La réalité de la montée des populistes inquiète également, comme le démontre une récente étude réalisée par Bloomberg, selon laquelle 41 % du produit intérieur brut des pays du G20 sont aujourd’hui entre les mains de gouvernements populistes contre…. 4 % en 2007. Or, on connaît les tentations isolationnistes des responsables politiques en question, à la tête de grandes puissances économiques. Y compris émergentes. Tout cela a un prix. A Wall Street, les indices américains présentent toujours de belles progressions sur l’année, mais ils ont enregistré de nets reculs sur les dernières séances. Sur le Vieux Continent, les places financières sont dans le rouge. Surtout, sur les marchés, la volatilité a fait son retour. Après être resté sous la barre des 15 ces derniers mois, le VIX, le bien nommé « indice de la peur », pointe à près de 25.

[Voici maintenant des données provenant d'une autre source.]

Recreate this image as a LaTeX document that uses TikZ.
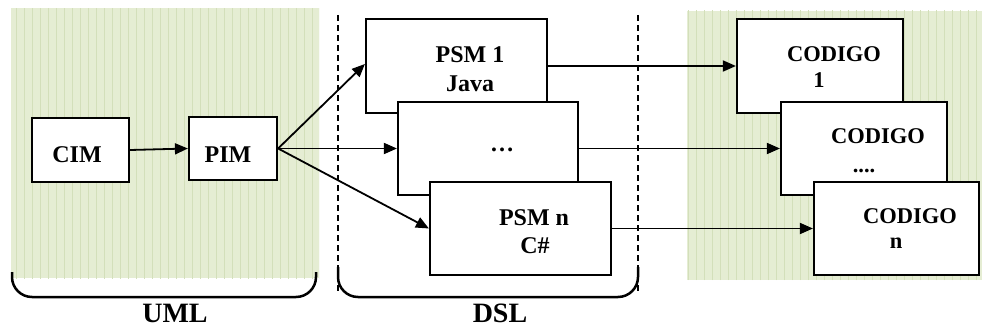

Entre des marchés en berne et une volatilité en hausse, il reste à poser un regard objectif sur la période traversée. Pour constater tout d’abord que
sur le plan économique, toute hausse des taux comme celle initiée aux Etats-Unis génère des baisses de marchés et une hausse de la volatilité. Dans la zone euro, la situation est certes plus complexe pour la BCE qui a assoupli récemment son discours. Mais à terme, les intentions sont claires. Dans ce contexte, si le VIX s’affiche en hausse, sa progression reste maîtrisée. Au début de cette année par exemple, au plus fort du différend commercial entre la Chine et les Etats-Unis, l’indice flirtait avec les 40. Et il y a eu des précédents. En 2015, ce niveau a été franchi au cours du troisième trimestre, après les dévaluations du Yuan, des craintes pour la croissance chinoise et, par ricochet, pour les économies occidentales. En tout état de cause, sur les huit dernières années, la volatilité s’est trouvée neuf fois à un niveau plus élevé qu’actuellement, preuve s’il en est que l’on ne vit pas une situation aussi exceptionnelle que cela. La question naturellement qui reste à se poser consiste à apprécier la concomitance des événements. Autrement dit une fin de cycle d’un côté et des risques exogènes liés aux conséquences de la guerre commerciale qui oppose Pékin et Washington, ou à l’instabilité en Europe avec une Italie frondeuse face à Bruxelles, une Allemagne en phase de transition politique, donc affaiblie, et une France en panne d’allié. En guise de réponse, on peut se convaincre
que les deux phénomènes peuvent être souvent liés et que les cycles ne meurent jamais d’eux-mêmes.
De fait, la vraie question est sans doute de savoir combien de temps ils mettent à renaître…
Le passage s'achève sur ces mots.